As I said, put one hive of bees on another. Simple!
I am not sure why I need to stuff the entrance with grass. It’s supposed to delay the bees’ emergence from the beehive and help them know that they are in a new place. All that driving and lugging about, the new smells of the orchard and the totally different surroundings might have already given them a hint that they are in a new place. Anyway, I try not to argue too much with tradition. Grass dutifully inserted in entrance.
I’m banking on the bees not reading beekeeping books. In the books the queenless hive should be put on top when introduced to a queen-right hive. I flipped it because I wanted Her Majesty to be in a poly hive with a mesh floor. The bees hadn’t objected to their original set up, but I hope Her Majesty likes the better insulation and the air-conditioning of the mesh floor in the new configuration.
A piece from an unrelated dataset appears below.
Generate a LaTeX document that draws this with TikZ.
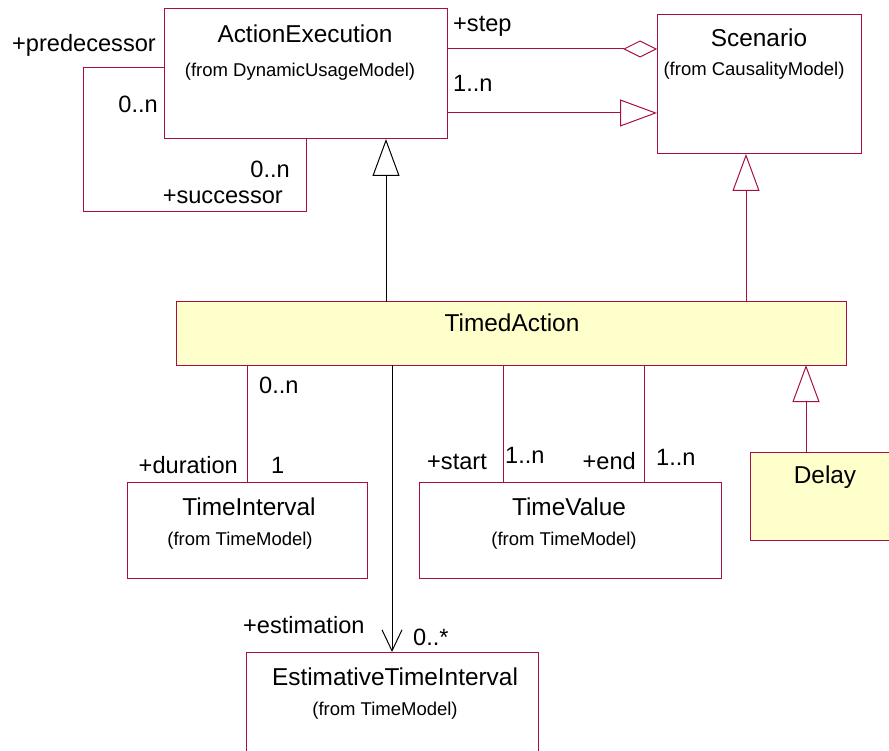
\documentclass[tikz,border=0pt]{standalone}
\usepackage{fontspec}
\setmainfont{Liberation Sans}
\usetikzlibrary{arrows.meta}
\definecolor{umlline}{RGB}{165,15,70}
\definecolor{umlfill}{RGB}{255,255,204}
\tikzset{
  classbox/.style={draw=umlline, line width=1pt, rectangle, inner sep=0pt, outer sep=0pt},
  activebox/.style={classbox, fill=umlfill},
  cname/.style={anchor=base, inner sep=0pt, font=\fontsize{24.4}{28}\selectfont},
  cfrom/.style={anchor=base, inner sep=0pt, font=\fontsize{18.5}{22}\selectfont},
  rolelbl/.style={inner sep=0pt, font=\fontsize{23.6}{27}\selectfont},
  assoc/.style={draw=umlline, line width=1pt},
  gen/.style={draw=umlline, line width=1pt, -{Triangle[open, length=37pt, width=27pt]}},
  agg/.style={draw=umlline, line width=1pt, -{Diamond[open, length=34pt, width=17pt]}},
  nav/.style={draw=black, line width=1pt, -{Straight Barb[length=21pt, width=20pt, line width=1pt]}}
}
\begin{document}
\begin{tikzpicture}[x=1pt, y=-1pt]
\useasboundingbox (0,0) rectangle (889,751);

% class boxes
\node[classbox, minimum width=283pt, minimum height=130pt] (ae) at (305.5,74) {};
\node[classbox, minimum width=204pt, minimum height=139pt] (sc) at (759,84.5) {};
\node[activebox, minimum width=670pt, minimum height=63pt] (ta) at (511,333.5) {};
\node[classbox, minimum width=240pt, minimum height=96pt] (ti) at (247,530) {};
\node[classbox, minimum width=302pt, minimum height=96pt] (tv) at (570,530) {};
\node[activebox, minimum width=150pt, minimum height=88pt] (dl) at (825,496) {};
\node[classbox, minimum width=292pt, minimum height=108pt] (eti) at (392,706) {};

% class names
\node[cname] (aen) at (305,43) {ActionExecution};
\node[cfrom] (aef) at (300,77) {(from DynamicUsageModel)};
\node[cname] (scn) at (759,47) {Scenario};
\node[cfrom] (scf) at (754,76) {(from CausalityModel)};
\node[cname] (tan) at (512,332) {TimedAction};
\node[cname] (tin) at (249,515) {TimeInterval};
\node[cfrom] (tif) at (240,545) {(from TimeModel)};
\node[cname] (tvn) at (569,515) {TimeValue};
\node[cfrom] (tvf) at (564,545) {(from TimeModel)};
\node[cname] (dln) at (825,483) {Delay};
\node[cname] (etin) at (395,685) {EstimativeTimeInterval};
\node[cfrom] (etif) at (385,715) {(from TimeModel)};

% ActionExecution self association
\coordinate (loopa) at (83,68);
\coordinate (loopb) at (83,212);
\coordinate (loopc) at (306,212);
\draw[assoc] ([yshift=6pt]ae.west) -- (loopa) -- (loopb) -- (loopc) -- (loopc |- ae.south);

% ActionExecution to Scenario
\draw[agg] ([yshift=25pt]ae.east) -- ([yshift=25pt]ae.east -| sc.west);
\draw[gen] ([yshift=-39pt]ae.east) -- ([yshift=-39pt]ae.east -| sc.west);

% generalizations of TimedAction and Delay
\draw[gen, draw=black] ([xshift=-125pt]ta.north) -- ([xshift=-125pt]ta.north |- ae.south);
\draw[gen] ([xshift=235pt]ta.north) -- ([xshift=235pt]ta.north |- sc.south);
\draw[gen] ([xshift=-19pt]dl.north) -- ([xshift=-19pt]dl.north |- ta.south);

% associations of TimedAction
\draw[assoc] (ti.north |- ta.south) -- (ti.north);
\draw[assoc] ([xshift=-67pt]tv.north |- ta.south) -- ([xshift=-67pt]tv.north);
\draw[assoc] ([xshift=74pt]tv.north |- ta.south) -- ([xshift=74pt]tv.north);
\draw[nav] (eti.north |- ta.south) -- (eti.north);

% role names and multiplicities
\node[rolelbl, anchor=base west] (lstep) at (453,32) {+step};
\node[rolelbl, anchor=base west] (lscm) at (453,92) {1..n};
\node[rolelbl, anchor=base west] (lpred) at (12,52) {+predecessor};
\node[rolelbl, anchor=base east] (lpredm) at (158,113) {0..n};
\node[rolelbl, anchor=base east] (lsuccm) at (290,178) {0..n};
\node[rolelbl, anchor=base east] (lsucc) at (283,204) {+successor};
\node[rolelbl, anchor=base west] (ldurm) at (259,393) {0..n};
\node[rolelbl, anchor=base east] (ldur) at (238,473) {+duration};
\node[rolelbl, anchor=base west] (ldur1) at (271,473) {1};
\node[rolelbl, anchor=base west] (lstart) at (427,469) {+start};
\node[rolelbl, anchor=base west] (lstartm) at (505,463) {1..n};
\node[rolelbl, anchor=base east] (lend) at (636,469) {+end};
\node[rolelbl, anchor=base west] (lendm) at (656,465) {1..n};
\node[rolelbl, anchor=base west] (lest) at (243,633) {+estimation};
\node[rolelbl, anchor=base west] (lestm) at (413,645) {0..*};
\end{tikzpicture}
\end{document}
Also…. I hope all-out-war does not break out between the two hives!
“You can have at it now.” I say as I walk away.
I’m sure they will be ok.
I turn to watch as some of the bees flood out around the grassy entrance and fly in circles orientating, thankfully they are not bothering to pay me any attention as they have too much on their plate for now.
I tidy up and as a precaution drive a short way up the lane before the next part of my plan.
I check that there is no one around for miles. I stop. Jump out. and quickly change into my office work clothes and shoes.
I’ll pass for normal again.
As I sit in my car, my phone alarm goes off at the usual time I would get up reminding me that I am most certainly not normal.
I wonder if anyone at work will notice that I smell like a bonfire?
Post script – checked bees following day, following week, all seemed ok. Left them alone to sort themselves out and checked again today (mid July) 4 weeks later. The hive is boiling with bees and the top brood box is very heavy with honey. I put a super between the two brood boxes. Hopefully her majesty will keep to the lower boxes.